Work to complete> Repeat, please, only the lines from the top of the data down to the line with "from bokeh.resources import INLINE"; include both of those lines.

#### Data shown

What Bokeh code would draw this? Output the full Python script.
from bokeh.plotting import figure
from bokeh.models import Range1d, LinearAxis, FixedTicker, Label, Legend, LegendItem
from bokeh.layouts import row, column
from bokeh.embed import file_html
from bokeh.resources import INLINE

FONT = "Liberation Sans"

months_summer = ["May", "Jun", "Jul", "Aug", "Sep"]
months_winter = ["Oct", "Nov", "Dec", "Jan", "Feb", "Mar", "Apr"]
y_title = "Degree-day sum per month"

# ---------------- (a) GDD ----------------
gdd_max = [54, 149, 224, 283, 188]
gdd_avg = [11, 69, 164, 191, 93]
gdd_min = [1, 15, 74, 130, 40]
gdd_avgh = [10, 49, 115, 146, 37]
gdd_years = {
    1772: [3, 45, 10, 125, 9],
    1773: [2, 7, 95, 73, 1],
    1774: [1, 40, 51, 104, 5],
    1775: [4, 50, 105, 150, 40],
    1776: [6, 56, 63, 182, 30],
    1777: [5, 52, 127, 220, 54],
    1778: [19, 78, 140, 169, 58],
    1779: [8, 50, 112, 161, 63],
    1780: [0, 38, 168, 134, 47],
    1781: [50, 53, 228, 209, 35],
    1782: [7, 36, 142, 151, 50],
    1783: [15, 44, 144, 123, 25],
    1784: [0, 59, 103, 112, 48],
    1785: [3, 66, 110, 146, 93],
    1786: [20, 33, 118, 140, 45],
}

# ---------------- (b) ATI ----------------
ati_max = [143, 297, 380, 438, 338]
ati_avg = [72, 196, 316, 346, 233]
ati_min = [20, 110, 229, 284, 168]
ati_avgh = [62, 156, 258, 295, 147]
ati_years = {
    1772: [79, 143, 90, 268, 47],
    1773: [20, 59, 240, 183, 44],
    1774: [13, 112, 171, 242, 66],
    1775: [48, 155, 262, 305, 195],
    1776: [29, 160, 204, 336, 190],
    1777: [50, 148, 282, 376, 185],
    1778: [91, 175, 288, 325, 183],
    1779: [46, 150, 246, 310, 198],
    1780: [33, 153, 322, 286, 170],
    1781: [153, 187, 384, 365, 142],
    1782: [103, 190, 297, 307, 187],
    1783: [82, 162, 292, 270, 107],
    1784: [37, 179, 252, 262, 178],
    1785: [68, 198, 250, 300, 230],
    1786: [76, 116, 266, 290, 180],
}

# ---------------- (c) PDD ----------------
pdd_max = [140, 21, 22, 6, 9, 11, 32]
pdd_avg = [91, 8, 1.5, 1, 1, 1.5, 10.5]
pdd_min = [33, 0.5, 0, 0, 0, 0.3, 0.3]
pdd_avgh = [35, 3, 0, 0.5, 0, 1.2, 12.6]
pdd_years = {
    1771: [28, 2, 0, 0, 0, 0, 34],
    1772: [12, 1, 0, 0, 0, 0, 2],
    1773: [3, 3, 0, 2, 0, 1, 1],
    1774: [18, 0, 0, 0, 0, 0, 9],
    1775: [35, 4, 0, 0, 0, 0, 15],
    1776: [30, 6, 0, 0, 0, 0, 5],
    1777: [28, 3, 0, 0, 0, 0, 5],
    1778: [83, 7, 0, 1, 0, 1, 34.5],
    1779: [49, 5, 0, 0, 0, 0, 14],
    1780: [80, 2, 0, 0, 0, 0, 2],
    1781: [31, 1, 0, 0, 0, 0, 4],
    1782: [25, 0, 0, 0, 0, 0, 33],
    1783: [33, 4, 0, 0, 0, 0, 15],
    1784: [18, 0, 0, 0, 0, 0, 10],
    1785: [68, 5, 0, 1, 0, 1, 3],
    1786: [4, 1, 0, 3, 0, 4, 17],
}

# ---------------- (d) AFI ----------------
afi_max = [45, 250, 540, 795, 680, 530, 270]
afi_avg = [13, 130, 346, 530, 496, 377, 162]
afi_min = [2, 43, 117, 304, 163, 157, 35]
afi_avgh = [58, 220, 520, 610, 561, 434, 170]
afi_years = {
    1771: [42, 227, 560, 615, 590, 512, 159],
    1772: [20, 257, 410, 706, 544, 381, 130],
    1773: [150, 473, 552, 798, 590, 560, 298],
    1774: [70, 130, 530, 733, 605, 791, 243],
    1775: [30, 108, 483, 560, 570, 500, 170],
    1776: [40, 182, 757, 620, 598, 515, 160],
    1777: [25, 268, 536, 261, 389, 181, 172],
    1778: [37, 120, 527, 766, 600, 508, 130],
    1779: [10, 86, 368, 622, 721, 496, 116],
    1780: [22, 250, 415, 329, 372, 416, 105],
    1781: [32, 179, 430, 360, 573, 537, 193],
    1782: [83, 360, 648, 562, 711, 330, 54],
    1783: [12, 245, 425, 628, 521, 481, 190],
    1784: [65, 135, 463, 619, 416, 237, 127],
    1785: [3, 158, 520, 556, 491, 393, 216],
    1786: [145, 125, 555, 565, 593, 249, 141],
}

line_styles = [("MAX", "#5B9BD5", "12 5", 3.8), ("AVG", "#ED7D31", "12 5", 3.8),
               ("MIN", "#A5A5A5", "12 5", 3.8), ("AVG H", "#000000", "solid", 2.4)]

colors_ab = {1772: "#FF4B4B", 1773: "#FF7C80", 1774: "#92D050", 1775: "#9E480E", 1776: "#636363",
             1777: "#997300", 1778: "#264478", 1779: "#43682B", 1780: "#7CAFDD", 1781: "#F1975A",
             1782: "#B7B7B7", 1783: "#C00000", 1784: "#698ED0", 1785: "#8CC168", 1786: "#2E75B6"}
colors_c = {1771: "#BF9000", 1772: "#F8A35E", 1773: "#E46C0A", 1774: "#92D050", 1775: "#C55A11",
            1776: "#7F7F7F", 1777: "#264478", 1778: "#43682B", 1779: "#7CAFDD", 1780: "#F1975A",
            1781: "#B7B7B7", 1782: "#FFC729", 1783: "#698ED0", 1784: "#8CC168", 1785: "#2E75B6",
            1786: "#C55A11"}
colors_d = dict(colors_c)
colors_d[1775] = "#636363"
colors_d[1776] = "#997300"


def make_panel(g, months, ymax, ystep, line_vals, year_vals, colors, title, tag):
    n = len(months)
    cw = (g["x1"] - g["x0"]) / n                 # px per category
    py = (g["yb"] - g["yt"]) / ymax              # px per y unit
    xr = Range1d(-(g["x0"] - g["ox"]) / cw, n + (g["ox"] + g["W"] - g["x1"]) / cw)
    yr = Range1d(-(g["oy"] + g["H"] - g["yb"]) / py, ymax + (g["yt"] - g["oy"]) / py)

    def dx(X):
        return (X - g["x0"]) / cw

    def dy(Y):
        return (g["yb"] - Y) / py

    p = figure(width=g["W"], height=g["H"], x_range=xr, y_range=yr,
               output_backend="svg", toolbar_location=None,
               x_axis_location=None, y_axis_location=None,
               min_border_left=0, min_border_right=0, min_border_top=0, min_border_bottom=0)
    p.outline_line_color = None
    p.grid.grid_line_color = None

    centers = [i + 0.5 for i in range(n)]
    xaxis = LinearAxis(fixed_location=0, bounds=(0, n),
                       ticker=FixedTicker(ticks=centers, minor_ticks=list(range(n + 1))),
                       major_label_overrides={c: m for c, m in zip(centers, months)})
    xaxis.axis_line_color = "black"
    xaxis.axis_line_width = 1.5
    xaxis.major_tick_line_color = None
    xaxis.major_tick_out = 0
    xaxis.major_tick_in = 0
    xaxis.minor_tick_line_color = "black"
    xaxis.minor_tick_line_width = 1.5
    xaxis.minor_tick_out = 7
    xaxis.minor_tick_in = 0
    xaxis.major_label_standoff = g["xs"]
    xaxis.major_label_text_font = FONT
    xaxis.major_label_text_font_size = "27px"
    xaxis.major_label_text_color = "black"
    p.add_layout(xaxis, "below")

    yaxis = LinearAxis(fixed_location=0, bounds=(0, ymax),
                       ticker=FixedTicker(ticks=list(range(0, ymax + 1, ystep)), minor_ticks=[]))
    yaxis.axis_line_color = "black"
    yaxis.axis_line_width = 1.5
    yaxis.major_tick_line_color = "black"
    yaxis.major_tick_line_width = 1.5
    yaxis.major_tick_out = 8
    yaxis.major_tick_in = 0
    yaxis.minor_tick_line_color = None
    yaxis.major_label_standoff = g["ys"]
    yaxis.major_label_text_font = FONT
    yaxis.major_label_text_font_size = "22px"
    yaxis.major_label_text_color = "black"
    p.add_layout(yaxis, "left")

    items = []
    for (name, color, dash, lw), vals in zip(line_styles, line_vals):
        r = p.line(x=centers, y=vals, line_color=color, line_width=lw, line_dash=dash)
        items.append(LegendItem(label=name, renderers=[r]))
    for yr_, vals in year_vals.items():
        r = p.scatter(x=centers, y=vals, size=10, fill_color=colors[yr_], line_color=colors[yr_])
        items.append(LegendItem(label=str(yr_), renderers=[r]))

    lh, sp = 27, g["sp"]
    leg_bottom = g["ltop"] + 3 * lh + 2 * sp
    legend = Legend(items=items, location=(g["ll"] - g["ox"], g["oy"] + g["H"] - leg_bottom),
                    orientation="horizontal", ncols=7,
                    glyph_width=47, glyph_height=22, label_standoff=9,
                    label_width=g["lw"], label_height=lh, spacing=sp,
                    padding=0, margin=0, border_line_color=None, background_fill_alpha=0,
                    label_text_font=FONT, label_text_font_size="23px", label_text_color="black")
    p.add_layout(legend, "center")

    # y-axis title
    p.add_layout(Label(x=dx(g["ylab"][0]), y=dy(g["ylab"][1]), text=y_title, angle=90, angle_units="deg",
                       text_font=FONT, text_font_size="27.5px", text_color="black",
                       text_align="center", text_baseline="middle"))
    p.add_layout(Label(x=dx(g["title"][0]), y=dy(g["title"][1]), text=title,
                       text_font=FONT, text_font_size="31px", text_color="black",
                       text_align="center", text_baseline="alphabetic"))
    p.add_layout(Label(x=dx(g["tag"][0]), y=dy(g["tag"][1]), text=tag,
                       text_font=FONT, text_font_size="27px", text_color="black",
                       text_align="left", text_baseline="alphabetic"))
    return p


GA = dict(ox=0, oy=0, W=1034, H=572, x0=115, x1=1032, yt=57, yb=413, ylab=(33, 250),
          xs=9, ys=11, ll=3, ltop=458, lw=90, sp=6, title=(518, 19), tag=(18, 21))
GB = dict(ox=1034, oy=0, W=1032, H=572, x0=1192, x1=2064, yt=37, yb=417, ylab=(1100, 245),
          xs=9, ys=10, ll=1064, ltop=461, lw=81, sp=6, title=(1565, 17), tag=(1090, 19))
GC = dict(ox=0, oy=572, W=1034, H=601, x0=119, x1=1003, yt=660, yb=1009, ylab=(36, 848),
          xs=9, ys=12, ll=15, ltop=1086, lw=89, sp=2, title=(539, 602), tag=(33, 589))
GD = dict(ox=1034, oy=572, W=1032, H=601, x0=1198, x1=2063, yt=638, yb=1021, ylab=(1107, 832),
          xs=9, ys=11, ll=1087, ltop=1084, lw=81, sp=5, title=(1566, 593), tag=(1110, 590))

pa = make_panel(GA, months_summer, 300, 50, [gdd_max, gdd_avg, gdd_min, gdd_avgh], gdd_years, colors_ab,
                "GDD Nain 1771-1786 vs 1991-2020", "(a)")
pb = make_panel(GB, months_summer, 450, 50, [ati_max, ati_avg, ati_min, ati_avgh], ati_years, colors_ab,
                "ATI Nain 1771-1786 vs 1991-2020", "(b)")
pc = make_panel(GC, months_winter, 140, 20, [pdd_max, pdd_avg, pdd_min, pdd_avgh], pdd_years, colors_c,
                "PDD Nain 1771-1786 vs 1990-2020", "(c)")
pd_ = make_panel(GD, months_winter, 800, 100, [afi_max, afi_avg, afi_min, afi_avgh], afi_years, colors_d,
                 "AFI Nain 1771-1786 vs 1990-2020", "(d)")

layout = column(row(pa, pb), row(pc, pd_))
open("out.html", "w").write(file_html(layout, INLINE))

########

Output of the exercise>
What Bokeh code would draw this? Output the full Python script.
from bokeh.plotting import figure
from bokeh.models import Range1d, LinearAxis, FixedTicker, Label, Legend, LegendItem
from bokeh.layouts import row, column
from bokeh.embed import file_html
from bokeh.resources import INLINE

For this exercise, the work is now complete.